Short problem =
Filter the entries, keeping every line with the word "seaborn".

Items from a dataset =
++++++

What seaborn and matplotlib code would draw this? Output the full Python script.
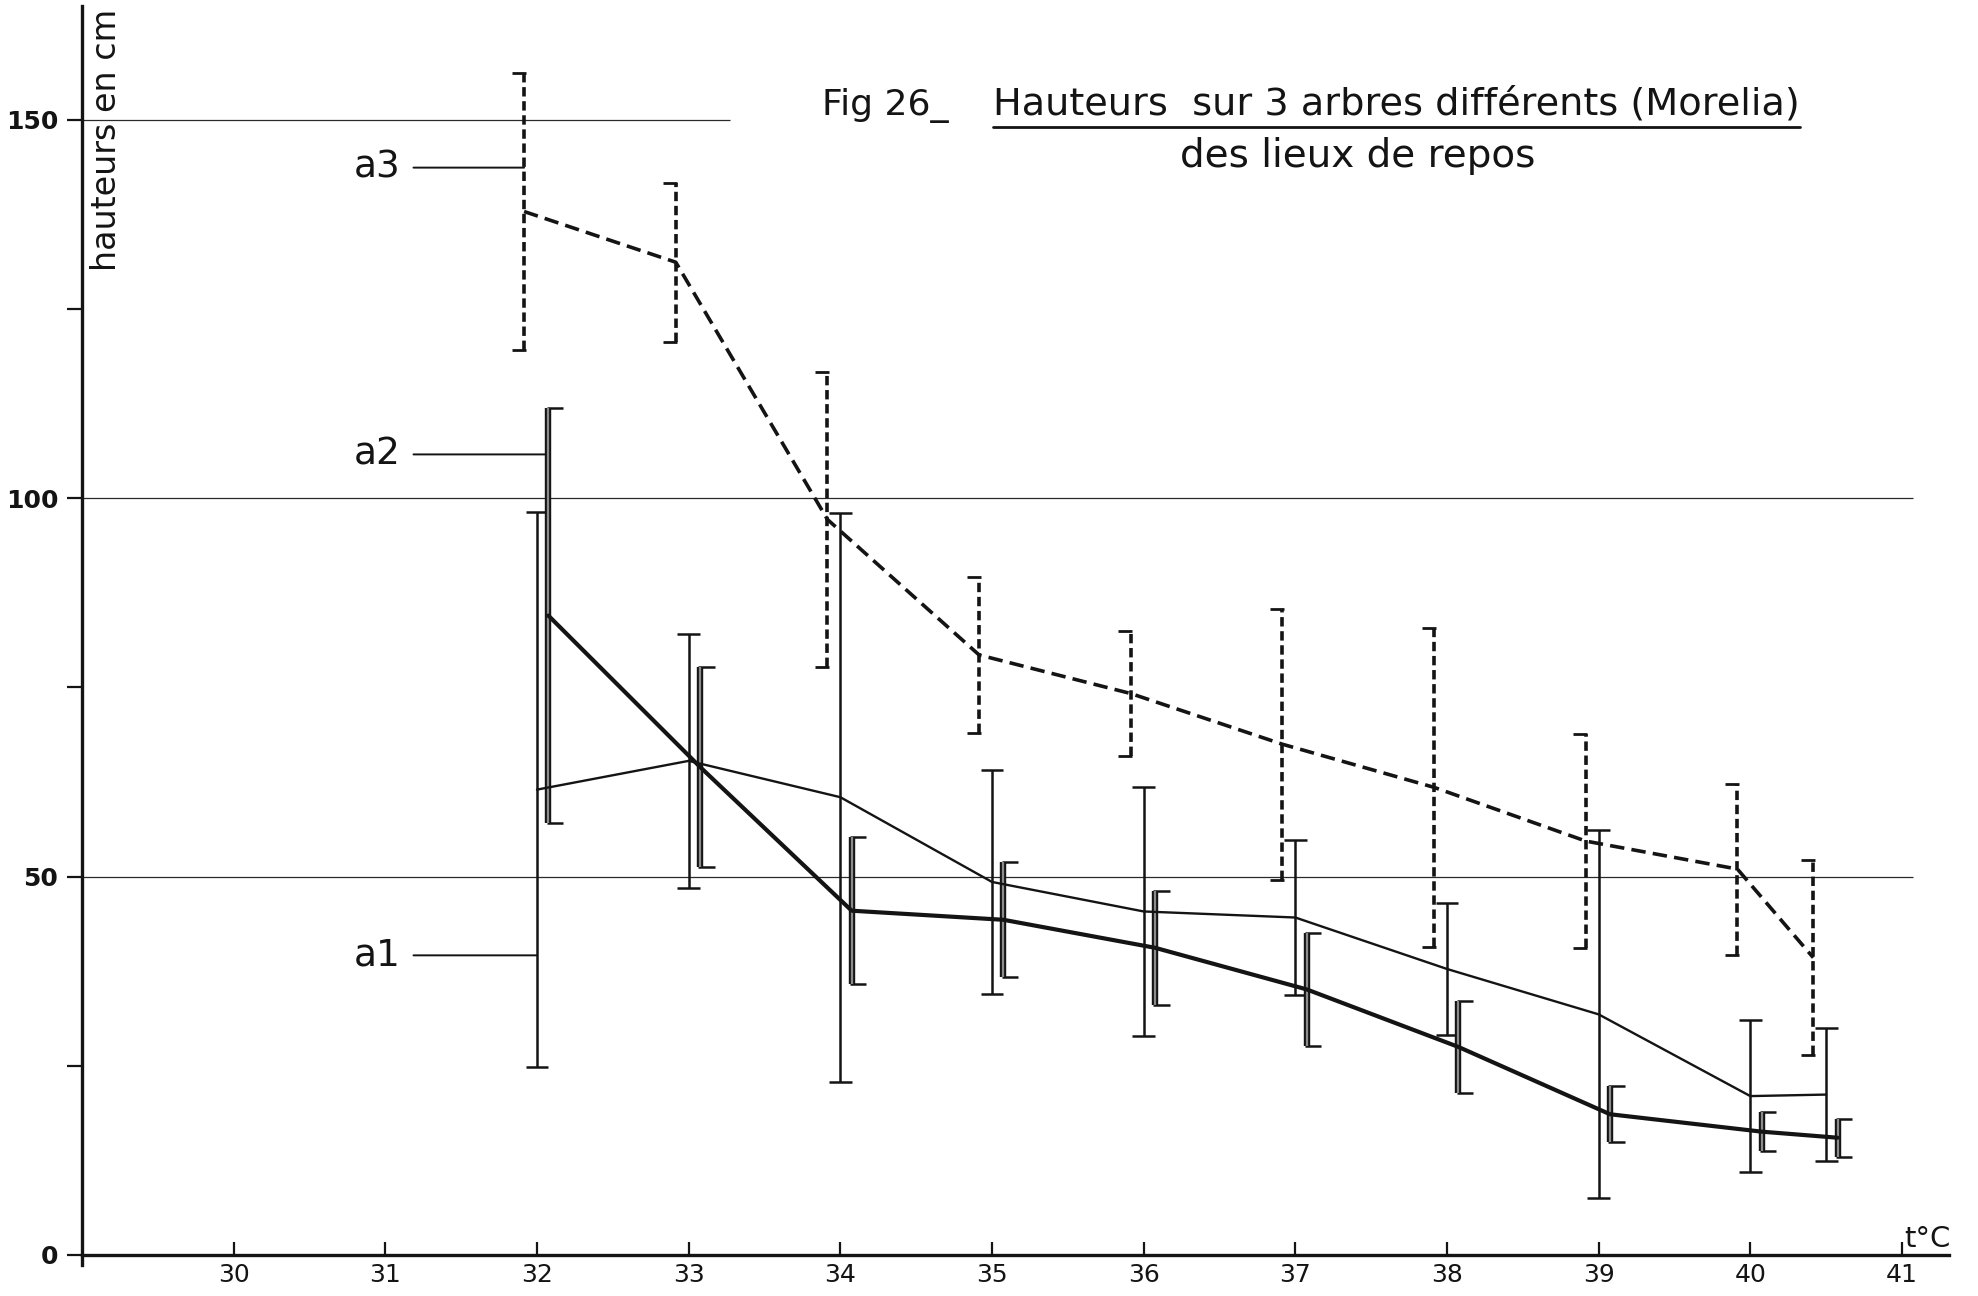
import matplotlib
matplotlib.use("Agg")
import numpy as np
import pandas as pd
import matplotlib.pyplot as plt
import seaborn as sns

# ---------------- data ----------------
temps = [32, 33, 34, 35, 36, 37, 38, 39, 40, 40.5]

a1_mean = [61.5, 65.3, 60.5, 49.3, 45.4, 44.6, 37.8, 31.8, 21.0, 21.2]
a1_err = [36.7, 16.8, 37.6, 14.8, 16.5, 10.3, 8.7, 24.3, 10.0, 8.8]

a2_mean = [84.5, 64.5, 45.5, 44.3, 40.6, 35.1, 27.5, 18.6, 16.3, 15.5]
a2_err = [27.4, 13.2, 9.7, 7.6, 7.5, 7.5, 6.1, 3.7, 2.6, 2.5]

a3_mean = [137.9, 131.2, 97.2, 79.3, 74.2, 67.5, 61.8, 54.7, 51.0, 39.3]
a3_err = [18.3, 10.5, 19.5, 10.3, 8.3, 17.9, 21.1, 14.1, 11.3, 12.9]

series_names = ["a1", "a2", "a3"]
label_heights = [39.6, 105.8, 143.7]

x_ticks = [30, 31, 32, 33, 34, 35, 36, 37, 38, 39, 40, 41]
y_ticks = [0, 50, 100, 150]
y_minor_ticks = [25, 75, 125]
grid_full = [50, 100]
grid_short = [150]

title_prefix = "Fig 26_"
title_main = "Hauteurs  sur 3 arbres différents (Morelia)"
title_sub = "des lieux de repos"
y_label = "hauteurs en cm"
x_label = "t°C"

# ---------------- styling ----------------
W, H = 1978, 1296
INK = "#141414"
sns.set_theme(style="white")
plt.rcParams["font.family"] = ["DejaVu Sans"]

fig = plt.figure(figsize=(W / 100, H / 100), dpi=100)
x_lo, x_hi = 29.0, 41.31
y_lo, y_hi = -1.3, 165.0
px_per_unit = 7.567
ax_left, ax_right = 82, 1949
ax_bottom_px = 1255 + (-y_lo) * px_per_unit
ax_top_px = 1255 - y_hi * px_per_unit
ax = fig.add_axes([ax_left / W, 1 - ax_bottom_px / H,
                   (ax_right - ax_left) / W, (ax_bottom_px - ax_top_px) / H])
ax.set_xlim(x_lo, x_hi)
ax.set_ylim(y_lo, y_hi)
ax.set_facecolor("white")

# spines
for s in ["top", "right"]:
    ax.spines[s].set_visible(False)
ax.spines["bottom"].set_position(("data", 0))
ax.spines["bottom"].set_linewidth(2.4)
ax.spines["left"].set_linewidth(2.4)
ax.spines["bottom"].set_color(INK)
ax.spines["left"].set_color(INK)

# reference lines
ax.hlines(grid_full, x_lo, 41.07, color="#2a2a2a", lw=0.9, zorder=1)
ax.hlines(grid_short, x_lo, 33.27, color="#2a2a2a", lw=0.9, zorder=1)

# ---------------- series ----------------
offsets = {"a1": 0.0, "a2": 0.075, "a3": -0.085}
means = {"a1": a1_mean, "a2": a2_mean, "a3": a3_mean}
errs = {"a1": a1_err, "a2": a2_err, "a3": a3_err}

frames = []
for name in series_names:
    frames.append(pd.DataFrame({
        "temp": np.array(temps) + offsets[name],
        "hauteur": means[name],
        "err": errs[name],
        "arbre": name,
    }))
df = pd.concat(frames, ignore_index=True)

line_style = {
    "a1": dict(lw=1.7, linestyle="-"),
    "a2": dict(lw=3.0, linestyle="-"),
    "a3": dict(lw=2.6, linestyle=(0, (4.0, 2.0))),
}
for name in series_names:
    sub = df[df["arbre"] == name]
    sns.lineplot(data=sub, x="temp", y="hauteur", ax=ax, color=INK,
                 estimator=None, sort=False, legend=False, zorder=4,
                 **line_style[name])

# error bars
cap = 0.075
for name in series_names:
    sub = df[df["arbre"] == name]
    x = sub["temp"].to_numpy()
    lo = (sub["hauteur"] - sub["err"]).to_numpy()
    hi = (sub["hauteur"] + sub["err"]).to_numpy()
    if name == "a1":
        ax.vlines(x, lo, hi, color=INK, lw=1.8, zorder=3)
        ax.hlines(np.r_[lo, hi], np.r_[x, x] - cap, np.r_[x, x] + cap,
                  color=INK, lw=1.8, zorder=3)
    elif name == "a2":
        ax.vlines(x, lo, hi, color=INK, lw=4.6, zorder=3)
        ax.vlines(x, lo, hi, color="#8c8c8c", lw=1.6, zorder=3.1)
        ax.hlines(np.r_[lo, hi], np.r_[x, x] - 0.012, np.r_[x, x] + cap * 1.3,
                  color=INK, lw=1.8, zorder=3)
    else:
        ax.vlines(x, lo, hi, color=INK, lw=2.6, linestyles=[(0, (2.6, 1.3))],
                  zorder=3)
        ax.hlines(np.r_[lo, hi], np.r_[x, x] - cap * 1.1, np.r_[x, x] + 0.01,
                  color=INK, lw=2.0, zorder=3)

# series labels with leader lines
for name, yl in zip(series_names, label_heights):
    ax.annotate(name, xy=(temps[0] + offsets[name], yl), xytext=(31.10, yl),
                ha="right", va="center", fontsize=27, color=INK,
                arrowprops=dict(arrowstyle="-", lw=1.4, color=INK,
                                shrinkA=7, shrinkB=0))

# ticks
ax.set_xticks(x_ticks)
ax.set_xticklabels([str(t) for t in x_ticks])
ax.set_yticks(y_ticks)
ax.set_yticks(y_minor_ticks, minor=True)
ax.set_yticklabels([str(t) for t in y_ticks])
ax.tick_params(axis="x", which="major", direction="in", length=9.5, width=1.6,
               color=INK, labelsize=18, labelcolor=INK, pad=6, bottom=True)
ax.tick_params(axis="y", which="both", direction="out", length=11, width=1.6,
               color=INK, labelsize=18, labelcolor=INK, pad=6, left=True)
for lab in ax.get_yticklabels():
    lab.set_fontweight("bold")
ax.set_xlabel("")
ax.set_ylabel("")

# axis captions
fig.text(1951 / W, 1 - 1247 / H, x_label, ha="right", va="baseline",
         fontsize=21, color=INK)
fig.text(106 / W, 1 - 140 / H, y_label, rotation=90, ha="center", va="center",
         fontsize=24, color=INK)

# title
fig.text(822 / W, 1 - 115 / H, title_prefix, ha="left", va="baseline",
         fontsize=26, color=INK)
t_main = fig.text(993 / W, 1 - 115 / H, title_main, ha="left", va="baseline",
                  fontsize=27.5, color=INK)
fig.text(1358 / W, 1 - 167 / H, title_sub, ha="center", va="baseline",
         fontsize=28, color=INK)

fig.canvas.draw()
bb = t_main.get_window_extent(renderer=fig.canvas.get_renderer())
uy = 1 - 127 / H
fig.add_artist(matplotlib.lines.Line2D([bb.x0 / W, bb.x1 / W], [uy, uy],
                                       color=INK, lw=2.0))

fig.savefig("out.png", dpi=100, facecolor="white")
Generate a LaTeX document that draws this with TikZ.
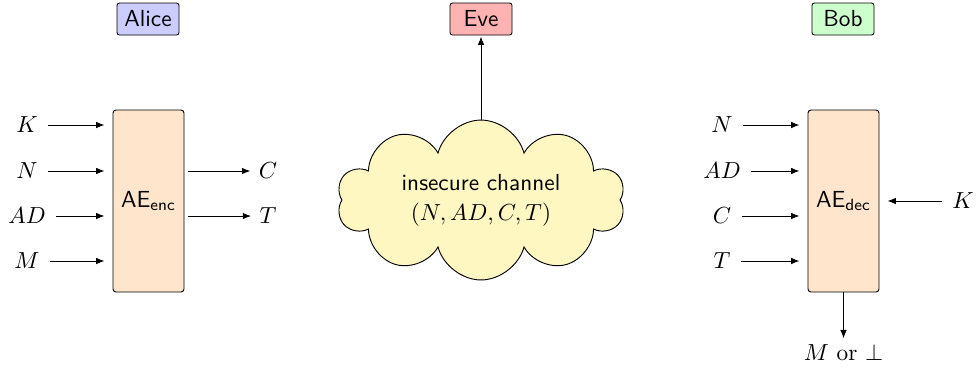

++++++

Response to this task =
What seaborn and matplotlib code would draw this? Output the full Python script.
import seaborn as sns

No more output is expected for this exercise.